There's an old saying that goes, "It's a recession if your neighbor loses his job. It's a depression if you lose your job."
Watching the financial news networks and reading the financial publications these days, you'll see many people asking if the U.S. economy is heading into a recession. From my vantage point, the answer is yes. I believe that for many people in certain industries, like real estate, the worst is yet to come.
Economic Ripple Effects
Before getting into why I think there will be a recession, it's important to know the specific definition of the term. Very simply, a recession is a decline in a country's gross domestic product (GDP) for at least two quarters. That means that by Christmas we'll know if we're in a recession or not.
In some ways, the coming recession is a product of the physical phenomenon known as precession. Precession is the effect of bodies in motion upon other bodies in motion -- or, more simply, a ripple effect, like when you throw a stone into a still pond and the waves emanating from it overlap.
While there are many such processional "waves" in the coming recession, one is the lack of integrity in the U.S. monetary system. The United States has defaulted on its financial promises many times in recent history. In 1934, we defaulted on domestic gold redemption. That year, it became illegal for U.S. citizens to own gold. Instead, the government required Americans to turn in their gold, and they were paid $20 in paper money for every ounce of gold they surrendered.
Once the gold was collected, the government raised the price of gold to $35 an ounce. Talk about a lack of integrity. And in 1968, the U.S. defaulted on silver redemption, taking U.S. dollars backed by silver out of circulation. Finally, in 1971, the U.S. defaulted on international gold redemption.
International Impact
Another reason for the coming recession is the subprime mess. And while issues related to the subprime fiasco may seem domestic, they actually have severe international consequences. The subprime mess seems to be a problem associated with lower-income people who can't afford their homes, yet it's really the tip of a very large international iceberg, and it'll affect all of us. Here's why.
In the Sept. 12, 2007, issue of Business Week, Kerry Capell asked the question, "Could any country be more exposed to the credit crunch than the U.S.?" The answer: "You bet, and that place is Britain."
Unlike many of its European neighbors, Britain shares many of America's financial traits. In the last few years, access to cheap credit in Britain has fueled a decade of economic growth, with home prices tripling in 10 years -- an even faster rise than in the United States. With cheap borrowed money, the English consumer has caused the British economy to boom; consumers are responsible for two-thirds of the British economy.
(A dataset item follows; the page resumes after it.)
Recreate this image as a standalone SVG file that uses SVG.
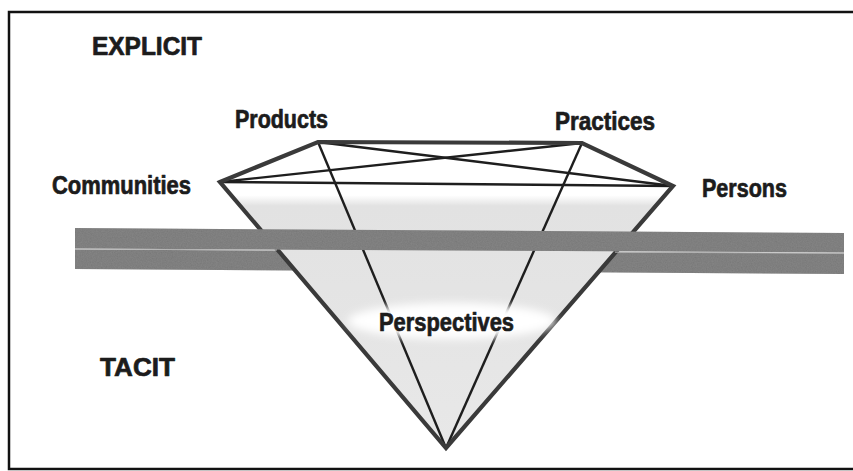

Today, Britain is more dependent upon financial services than we are. So what will happen to the world if both England and the United States go into a recession? The precessional effect is bound to be dire -- especially for working people.
Too Much Money
As strange as it may seem to the average person, the problem is not a shortage of money -- it's too much money. The world is choking on too many U.S. dollars.
Normally, when a currency gets into trouble as the dollar is now, all the country has to do is raise the interest rates on their bonds and things are fine again. But because of the subprime meltdown, the Federal Reserve can't simply raise or lower interest rates.
In simplified terms, the Fed must keep rates low in order to save the domestic economy. This causes the international economy to dump the dollar by not buying our bonds, which is one reason why the price of gold keeps going up -- it's the true international money. And the rise in its price (and in the price of oil) signals the loss of the purchasing power of the dollar; the world simply doesn't want any more dollars. This is a ripple effect from 1971, when the dollar came off the gold standard.
Less for More
The tragedy of this excess of money is that most of the world's workers have to work harder to earn less. This is because the currencies of the world are becoming less and less valuable. Even if workers get pay raises, the boost won't be able to keep pace with declines in the purchasing power of money, increases in expenses such as oil, decreases in the value of homes, declines in the value of stocks, and increases in taxes.
Just look at what's happened in the last decade. Ten years ago, gold was about $275 an ounce. Today, it's over $700. That means that, compared to gold, your income would've had to go up by 250 percent just to keep up with the loss in purchasing power of the dollar. Or, compared to oil -- which was about $10 a barrel 10 years ago and today is over $80 a barrel -- your income would've had to go up by 800 percent.
Sure, there are many people whose incomes have gone up way beyond 800 percent in the last 10 years. The problem is that most people's incomes haven't kept pace, and they're technically in a state of personal recession with no way out.
Throw Yourself a Lifeline
As the global economy continues to gyrate, you'll hear more and more people calling for the Federal Reserve to either lower or raise interest rates. The problem is that the Fed has less and less power to do much.
If it tries to save the domestic economy, the international economy will pound us. If the Fed tries to save the dollar internationally by raising interest rates, it'll kill the domestic economy.
Instead of looking to the Fed to save you, then, I recommend you save yourself by investing in real international money. One way to do so is by purchasing silver. Gold is expensive, but silver is still a bargain even for the little guy. When the recession comes, the ripple effect on your financial future will be immeasurable.